**Instructions for the task**. Write out the listing below exactly, and omit any images you find in it.

**Recorded data**.
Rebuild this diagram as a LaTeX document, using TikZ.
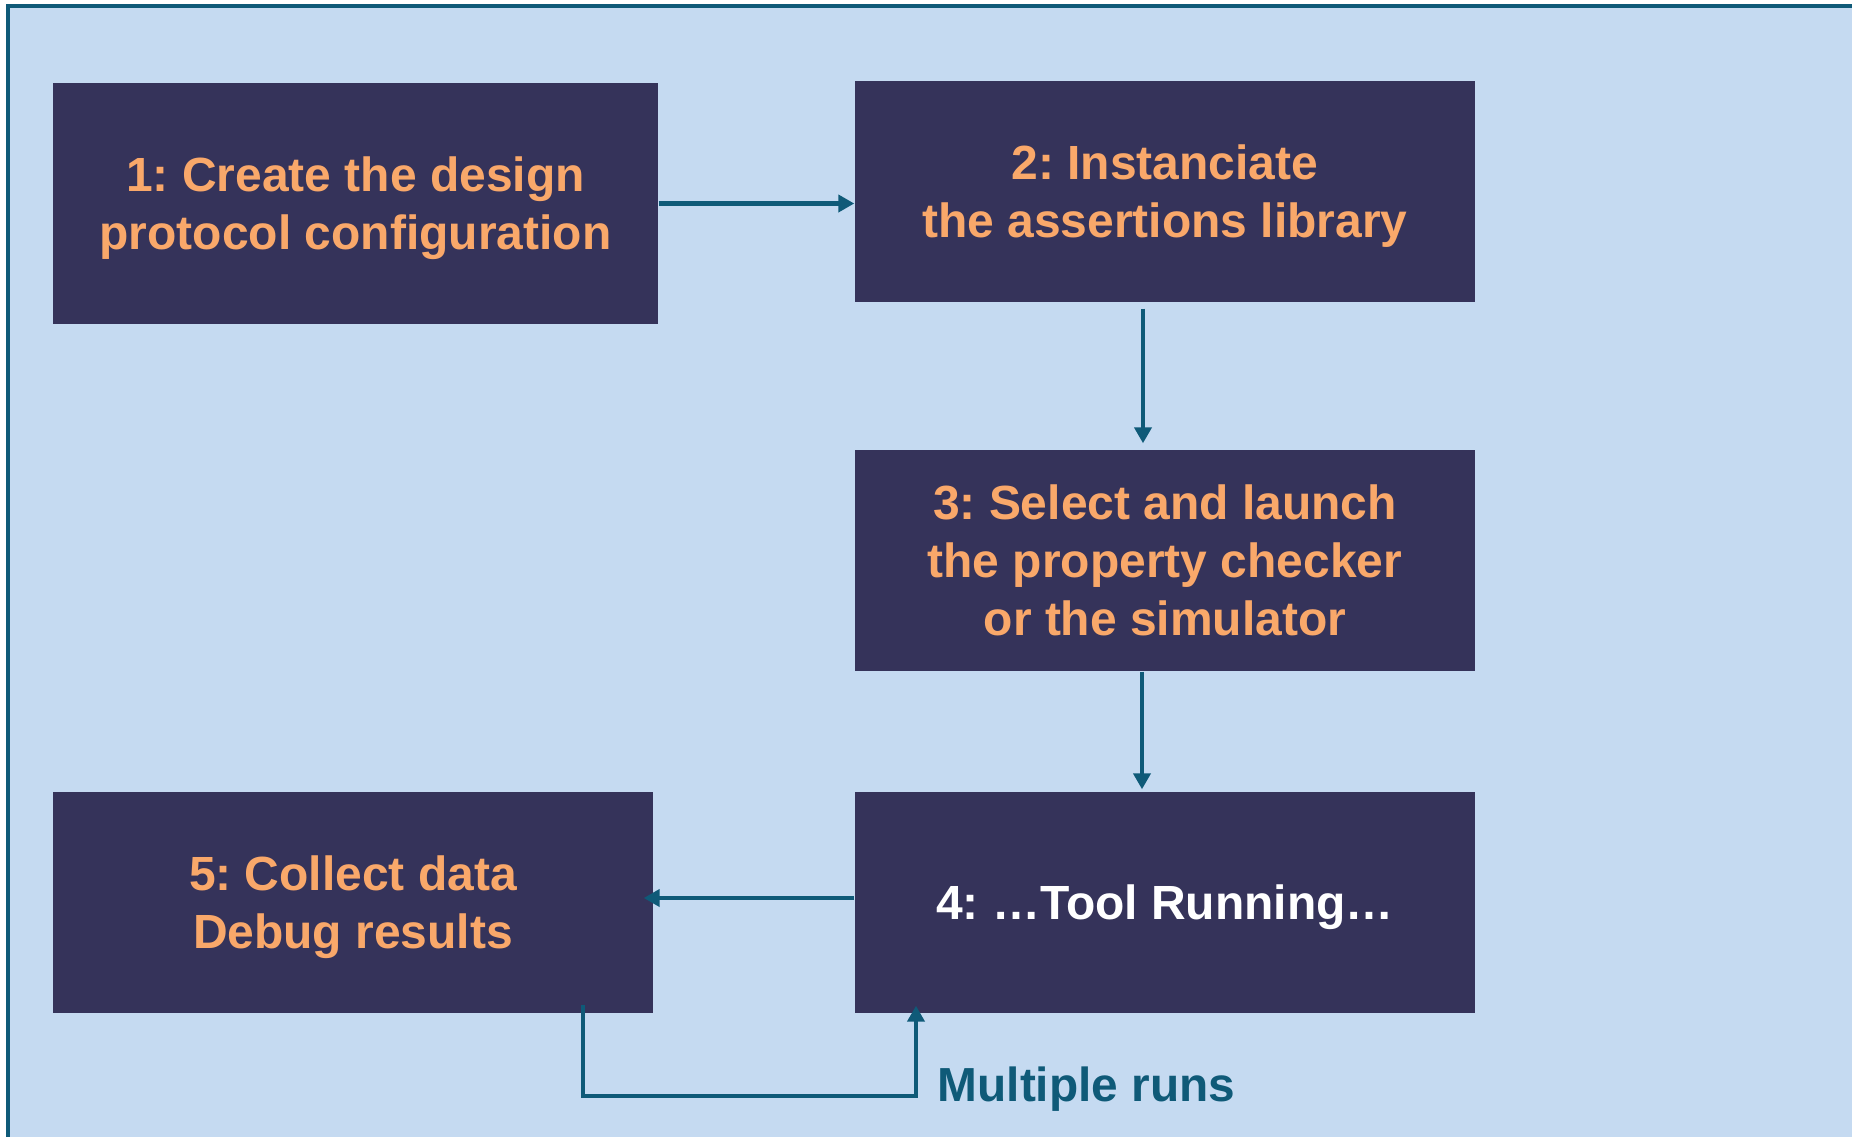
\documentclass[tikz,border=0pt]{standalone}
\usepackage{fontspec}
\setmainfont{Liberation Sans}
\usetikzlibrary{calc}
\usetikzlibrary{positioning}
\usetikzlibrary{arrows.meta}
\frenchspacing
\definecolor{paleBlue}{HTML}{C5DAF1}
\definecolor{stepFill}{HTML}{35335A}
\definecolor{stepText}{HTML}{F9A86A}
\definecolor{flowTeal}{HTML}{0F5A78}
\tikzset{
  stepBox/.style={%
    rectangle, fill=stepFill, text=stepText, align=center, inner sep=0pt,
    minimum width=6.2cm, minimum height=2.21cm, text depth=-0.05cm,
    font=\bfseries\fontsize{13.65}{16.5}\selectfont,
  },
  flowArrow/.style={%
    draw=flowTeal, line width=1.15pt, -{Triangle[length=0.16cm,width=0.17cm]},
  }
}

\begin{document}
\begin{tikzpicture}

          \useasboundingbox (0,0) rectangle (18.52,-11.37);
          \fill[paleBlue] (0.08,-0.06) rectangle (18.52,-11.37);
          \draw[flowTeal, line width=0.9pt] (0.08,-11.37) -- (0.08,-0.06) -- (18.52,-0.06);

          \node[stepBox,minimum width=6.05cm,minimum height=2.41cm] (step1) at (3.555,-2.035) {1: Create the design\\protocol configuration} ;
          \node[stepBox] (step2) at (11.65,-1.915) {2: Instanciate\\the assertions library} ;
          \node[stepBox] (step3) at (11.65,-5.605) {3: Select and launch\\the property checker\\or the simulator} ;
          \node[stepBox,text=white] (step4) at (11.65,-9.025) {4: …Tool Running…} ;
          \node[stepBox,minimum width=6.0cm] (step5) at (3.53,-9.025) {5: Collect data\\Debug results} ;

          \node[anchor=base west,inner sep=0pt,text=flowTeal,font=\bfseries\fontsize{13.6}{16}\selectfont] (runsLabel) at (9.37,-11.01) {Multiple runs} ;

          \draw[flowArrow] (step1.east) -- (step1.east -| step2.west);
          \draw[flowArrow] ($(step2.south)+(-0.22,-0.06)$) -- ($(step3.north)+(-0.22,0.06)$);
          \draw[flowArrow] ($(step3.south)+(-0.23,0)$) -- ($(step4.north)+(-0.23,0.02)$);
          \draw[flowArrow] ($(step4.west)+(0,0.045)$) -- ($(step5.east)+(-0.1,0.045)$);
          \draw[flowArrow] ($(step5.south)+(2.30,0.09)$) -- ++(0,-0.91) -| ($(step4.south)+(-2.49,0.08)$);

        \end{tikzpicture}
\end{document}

**Finished answer**.
Rebuild this diagram as a LaTeX document, using TikZ.
\documentclass[tikz,border=0pt]{standalone}
\usepackage{fontspec}
\setmainfont{Liberation Sans}
\usetikzlibrary{calc}
\usetikzlibrary{positioning}
\usetikzlibrary{arrows.meta}
\frenchspacing
\definecolor{paleBlue}{HTML}{C5DAF1}
\definecolor{stepFill}{HTML}{35335A}
\definecolor{stepText}{HTML}{F9A86A}
\definecolor{flowTeal}{HTML}{0F5A78}
\tikzset{
  stepBox/.style={%
    rectangle, fill=stepFill, text=stepText, align=center, inner sep=0pt,
    minimum width=6.2cm, minimum height=2.21cm, text depth=-0.05cm,
    font=\bfseries\fontsize{13.65}{16.5}\selectfont,
  },
  flowArrow/.style={%
    draw=flowTeal, line width=1.15pt, -{Triangle[length=0.16cm,width=0.17cm]},
  }
}

\begin{document}
\begin{tikzpicture}

          \useasboundingbox (0,0) rectangle (18.52,-11.37);
          \fill[paleBlue] (0.08,-0.06) rectangle (18.52,-11.37);
          \draw[flowTeal, line width=0.9pt] (0.08,-11.37) -- (0.08,-0.06) -- (18.52,-0.06);

          \node[stepBox,minimum width=6.05cm,minimum height=2.41cm] (step1) at (3.555,-2.035) {1: Create the design\\protocol configuration} ;
          \node[stepBox] (step2) at (11.65,-1.915) {2: Instanciate\\the assertions library} ;
          \node[stepBox] (step3) at (11.65,-5.605) {3: Select and launch\\the property checker\\or the simulator} ;
          \node[stepBox,text=white] (step4) at (11.65,-9.025) {4: …Tool Running…} ;
          \node[stepBox,minimum width=6.0cm] (step5) at (3.53,-9.025) {5: Collect data\\Debug results} ;

          \node[anchor=base west,inner sep=0pt,text=flowTeal,font=\bfseries\fontsize{13.6}{16}\selectfont] (runsLabel) at (9.37,-11.01) {Multiple runs} ;

          \draw[flowArrow] (step1.east) -- (step1.east -| step2.west);
          \draw[flowArrow] ($(step2.south)+(-0.22,-0.06)$) -- ($(step3.north)+(-0.22,0.06)$);
          \draw[flowArrow] ($(step3.south)+(-0.23,0)$) -- ($(step4.north)+(-0.23,0.02)$);
          \draw[flowArrow] ($(step4.west)+(0,0.045)$) -- ($(step5.east)+(-0.1,0.045)$);
          \draw[flowArrow] ($(step5.south)+(2.30,0.09)$) -- ++(0,-0.91) -| ($(step4.south)+(-2.49,0.08)$);

        \end{tikzpicture}
\end{document}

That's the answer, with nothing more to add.